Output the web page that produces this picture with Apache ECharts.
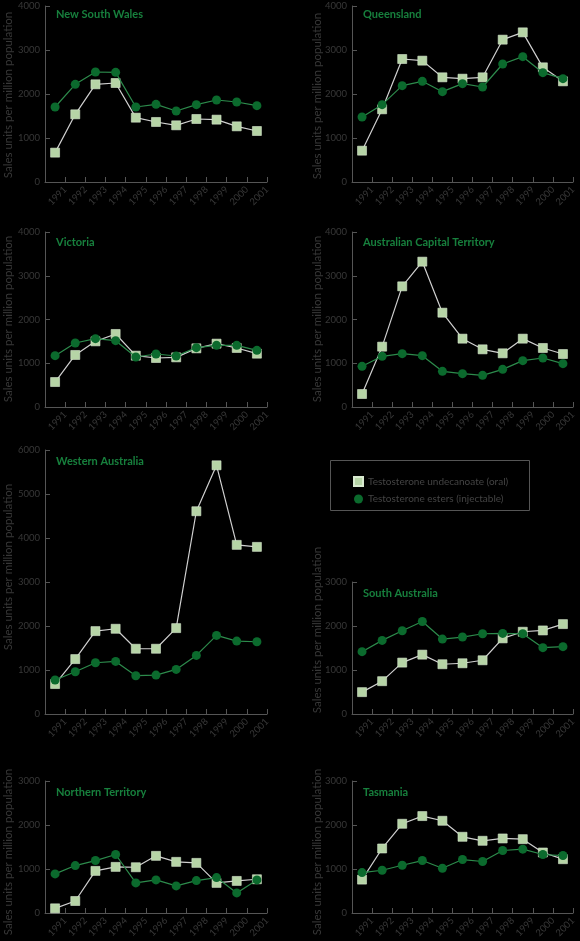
<!DOCTYPE html>
<html>
<head>
<meta charset="utf-8">
<script src="https://cdn.jsdelivr.net/npm/echarts@6/dist/echarts.min.js"></script>
<style>
html,body{margin:0;padding:0;background:#000;}
#chart{width:580px;height:941px;}
</style>
</head>
<body>
<div id="chart"></div>
<script>
const years = ['1991','1992','1993','1994','1995','1996','1997','1998','1999','2000','2001'];
const seriesNames = ['Testosterone undecanoate (oral)', 'Testosterone esters (injectable)'];
const yAxisTitle = 'Sales units per million population';

const nswOral = [667, 1538, 2220, 2250, 1462, 1364, 1288, 1432, 1417, 1265, 1159];
const nswInj  = [1705, 2220, 2500, 2492, 1705, 1765, 1614, 1758, 1864, 1818, 1735];
const qldOral = [712, 1652, 2795, 2758, 2379, 2348, 2379, 3235, 3401, 2606, 2288];
const qldInj  = [1477, 1758, 2189, 2288, 2053, 2235, 2159, 2682, 2848, 2485, 2348];
const vicOral = [571, 1189, 1501, 1669, 1173, 1120, 1135, 1341, 1448, 1349, 1219];
const vicInj  = [1173, 1463, 1562, 1516, 1143, 1211, 1166, 1356, 1410, 1410, 1295];
const actOral = [297, 1379, 2758, 3322, 2156, 1562, 1318, 1227, 1562, 1349, 1211];
const actInj  = [930, 1158, 1219, 1173, 815, 762, 724, 861, 1059, 1120, 990];
const waOral  = [681, 1248, 1884, 1937, 1483, 1483, 1952, 4608, 5652, 3844, 3798];
const waInj   = [772, 961, 1165, 1195, 870, 885, 1014, 1332, 1786, 1657, 1642];
const saOral  = [497, 746, 1168, 1349, 1131, 1153, 1221, 1719, 1869, 1899, 2043];
const saInj   = [1417, 1673, 1892, 2103, 1703, 1749, 1824, 1832, 1824, 1508, 1530];
const ntOral  = [106, 273, 957, 1048, 1040, 1299, 1162, 1139, 684, 729, 767];
const ntInj   = [889, 1078, 1192, 1329, 684, 752, 615, 737, 805, 456, 752];
const tasOral = [759, 1466, 2028, 2203, 2096, 1732, 1641, 1694, 1678, 1375, 1223];
const tasInj  = [919, 972, 1086, 1192, 1018, 1215, 1170, 1420, 1451, 1329, 1306];

const panels = [
  {title:'New South Wales', oral:nswOral, inj:nswInj, max:4000, grid:[45,6,222,176], nameX:8, nameY:95},
  {title:'Queensland', oral:qldOral, inj:qldInj, max:4000, grid:[352,6,221,176], nameX:317, nameY:96},
  {title:'Victoria', oral:vicOral, inj:vicInj, max:4000, grid:[45,232,222,175], nameX:8, nameY:319},
  {title:'Australian Capital Territory', oral:actOral, inj:actInj, max:4000, grid:[352,232,221,175], nameX:317, nameY:319},
  {title:'Western Australia', oral:waOral, inj:waInj, max:6000, grid:[45,450,222,264], nameX:8, nameY:567},
  {title:'South Australia', oral:saOral, inj:saInj, max:3000, grid:[352,582,221,132], nameX:317, nameY:630},
  {title:'Northern Territory', oral:ntOral, inj:ntInj, max:3000, grid:[45,781,222,132], nameX:8, nameY:852},
  {title:'Tasmania', oral:tasOral, inj:tasInj, max:3000, grid:[352,781,221,132], nameX:317, nameY:852}
];

const FONT = 'Lato, "Open Sans", sans-serif';
const axisColor = '#555';
const labelColor = '#383838';

const grids = [], xAxes = [], yAxes = [], series = [], graphics = [];
panels.forEach((p, i) => {
  const [l, t, w, h] = p.grid;
  grids.push({left:l, top:t, width:w, height:h, containLabel:false});
  xAxes.push({
    type:'value', gridIndex:i, min:0, max:years.length, interval:1,
    axisLine:{show:true, lineStyle:{color:axisColor, width:1}},
    axisTick:{show:true, inside:true, length:5, lineStyle:{color:axisColor}},
    splitLine:{show:false},
    axisLabel:{rotate:45, margin:6, fontSize:9.5, fontFamily:FONT, color:labelColor,
      formatter: v => (v >= 1 && v <= years.length) ? years[v-1] : ''}
  });
  yAxes.push({
    type:'value', gridIndex:i, min:0, max:p.max, interval:1000,
    axisLine:{show:true, lineStyle:{color:axisColor, width:1}},
    axisTick:{show:true, inside:true, length:5, lineStyle:{color:axisColor}},
    splitLine:{show:false},
    axisLabel:{margin:5, fontSize:9.5, fontFamily:FONT, color:labelColor,
      formatter: v => String(v)}
  });
  series.push({
    name:seriesNames[0], type:'line', xAxisIndex:i, yAxisIndex:i,
    data:p.oral.map((v, k) => [k + 0.5, v]),
    symbol:'rect', symbolSize:9,
    itemStyle:{color:'#b6d4a6', borderColor:'#d9ead0', borderWidth:0.6},
    lineStyle:{color:'#cfcfcf', width:1.2},
    z:2
  });
  series.push({
    name:seriesNames[1], type:'line', xAxisIndex:i, yAxisIndex:i,
    data:p.inj.map((v, k) => [k + 0.5, v]),
    symbol:'circle', symbolSize:9,
    itemStyle:{color:'#0b6a2d', borderWidth:0},
    lineStyle:{color:'#2d8b4c', width:1.2},
    z:3
  });
  graphics.push({
    type:'text', x:l + 11, y:t + (i < 2 ? 8 : (i < 4 ? 10 : 11.5)),
    style:{text:p.title, fill:'#17803d', font:'bold 11px ' + FONT, verticalAlign:'middle', align:'left'}
  });
  graphics.push({
    type:'text', x:p.nameX, y:p.nameY, rotation:Math.PI/2,
    style:{text:yAxisTitle, fill:'#383838', font:'11.5px ' + FONT, verticalAlign:'middle', align:'center'}
  });
});

graphics.push({
  type:'rect', shape:{x:330.5, y:460.5, width:199, height:50},
  style:{fill:'none', stroke:'#555', lineWidth:1}
});

const chart = echarts.init(document.getElementById('chart'), null, {renderer:'canvas'});
chart.setOption({
  backgroundColor:'#000',
  animation:false,
  grid:grids, xAxis:xAxes, yAxis:yAxes, series:series,
  legend:{
    left:348, top:471, orient:'vertical', itemWidth:9, itemHeight:9, itemGap:7,
    textStyle:{color:'#444', fontSize:10, fontFamily:FONT},
    data:[{name:seriesNames[0], icon:'rect'}, {name:seriesNames[1], icon:'circle'}]
  },
  graphic:graphics
});
</script>
</body>
</html>
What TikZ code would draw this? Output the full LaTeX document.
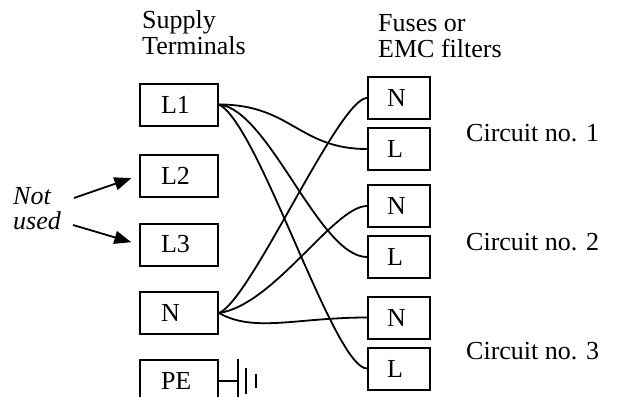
\documentclass[tikz,border=0pt]{standalone}
\usepackage{fontspec}
\setmainfont{Liberation Serif}
\usetikzlibrary{arrows.meta}
\begin{document}
\begin{tikzpicture}[x=1pt,y=-1pt,
  txt/.style={font=\fontsize{26}{27}\selectfont, inner sep=0pt, anchor=base west},
  itxt/.style={txt, font=\fontsize{26}{27}\selectfont\itshape},
  termbox/.style={draw, line width=2pt, minimum height=42pt, text width=36pt,
    inner xsep=21pt, inner ysep=0pt, align=left, font=\fontsize{26}{27}\selectfont},
  fusebox/.style={termbox, text width=24pt, inner xsep=19pt},
  wire/.style={line width=1.8pt},
  pointer/.style={line width=1.8pt, shorten >=8pt, -{Triangle[length=17pt,width=13pt]}},
  earth/.style={line width=1.8pt}
]
\useasboundingbox (0,0) rectangle (618,396);
\clip (0,0) rectangle (618,396);

% headings
\node[txt] (h1a) at (142,29) {Supply};
\node[txt] (h1b) at (142,55) {Terminals};
\node[txt] (h2a) at (378,32) {Fuses or};
\node[txt] (h2b) at (378,57) {EMC filters};

% supply terminals
\node[termbox] (tL1) at (179,104.5) {L1};
\node[termbox] (tL2) at (179,175.5) {L2};
\node[termbox] (tL3) at (179,244.5) {L3};
\node[termbox] (tN)  at (179,313) {N};
\node[termbox] (tPE) at (179,381) {PE};

% fuses / filters
\node[fusebox] (f1N) at (399,98) {N};
\node[fusebox] (f1L) at (399,149) {L};
\node[fusebox] (f2N) at (399,206) {N};
\node[fusebox] (f2L) at (399,257) {L};
\node[fusebox] (f3N) at (399,317.5) {N};
\node[fusebox] (f3L) at (399,368.5) {L};

% circuit labels
\node[txt] (c1) at (466,141) {Circuit no. 1};
\node[txt] (c2) at (466,250) {Circuit no. 2};
\node[txt] (c3) at (466,359) {Circuit no. 3};

% not used
\node[itxt] (nu1) at (13,204) {Not};
\node[itxt] (nu2) at (13,229) {used};
\coordinate (a1) at (74,198);
\coordinate (a2) at (73,225);
\draw[pointer] (a1) -- (tL2.west);
\draw[pointer] (a2) -- (tL3.west);

% wiring
\draw[wire] (tL1.east) .. controls +(72,0) and +(-68,0) .. (f1L.west);
\draw[wire] (tL1.east) .. controls +(50,5) and +(-48,0) .. (f2L.west);
\draw[wire] (tL1.east) .. controls +(40,20) and +(-33,0) .. (f3L.west);
\draw[wire] (tN.east) .. controls +(32,-13) and +(-28,0) .. (f1N.west);
\draw[wire] (tN.east) .. controls +(55,-8) and +(-33,0) .. (f2N.west);
\draw[wire] (tN.east) .. controls +(35,20) and +(-70,0) .. (f3N.west);

% protective earth symbol
\coordinate (g0) at (238,381);
\draw[earth] (tPE.east) -- (g0);
\draw[earth] (238,359) -- (238,403);
\draw[earth] (246,368) -- (246,394);
\draw[earth] (256,374) -- (256,388);
\end{tikzpicture}
\end{document}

══════════

[INSTRUCTIONS FOR THE TASK] Transcribe, leaving out pictures, each line from the one containing "What TikZ code" through the one containing "(f3L) at (399,368.5)".

[SOLUTION FOR THIS EXERCISE]
What TikZ code would draw this? Output the full LaTeX document.
\documentclass[tikz,border=0pt]{standalone}
\usepackage{fontspec}
\setmainfont{Liberation Serif}
\usetikzlibrary{arrows.meta}
\begin{document}
\begin{tikzpicture}[x=1pt,y=-1pt,
  txt/.style={font=\fontsize{26}{27}\selectfont, inner sep=0pt, anchor=base west},
  itxt/.style={txt, font=\fontsize{26}{27}\selectfont\itshape},
  termbox/.style={draw, line width=2pt, minimum height=42pt, text width=36pt,
    inner xsep=21pt, inner ysep=0pt, align=left, font=\fontsize{26}{27}\selectfont},
  fusebox/.style={termbox, text width=24pt, inner xsep=19pt},
  wire/.style={line width=1.8pt},
  pointer/.style={line width=1.8pt, shorten >=8pt, -{Triangle[length=17pt,width=13pt]}},
  earth/.style={line width=1.8pt}
]
\useasboundingbox (0,0) rectangle (618,396);
\clip (0,0) rectangle (618,396);

% headings
\node[txt] (h1a) at (142,29) {Supply};
\node[txt] (h1b) at (142,55) {Terminals};
\node[txt] (h2a) at (378,32) {Fuses or};
\node[txt] (h2b) at (378,57) {EMC filters};

% supply terminals
\node[termbox] (tL1) at (179,104.5) {L1};
\node[termbox] (tL2) at (179,175.5) {L2};
\node[termbox] (tL3) at (179,244.5) {L3};
\node[termbox] (tN)  at (179,313) {N};
\node[termbox] (tPE) at (179,381) {PE};

% fuses / filters
\node[fusebox] (f1N) at (399,98) {N};
\node[fusebox] (f1L) at (399,149) {L};
\node[fusebox] (f2N) at (399,206) {N};
\node[fusebox] (f2L) at (399,257) {L};
\node[fusebox] (f3N) at (399,317.5) {N};
\node[fusebox] (f3L) at (399,368.5) {L};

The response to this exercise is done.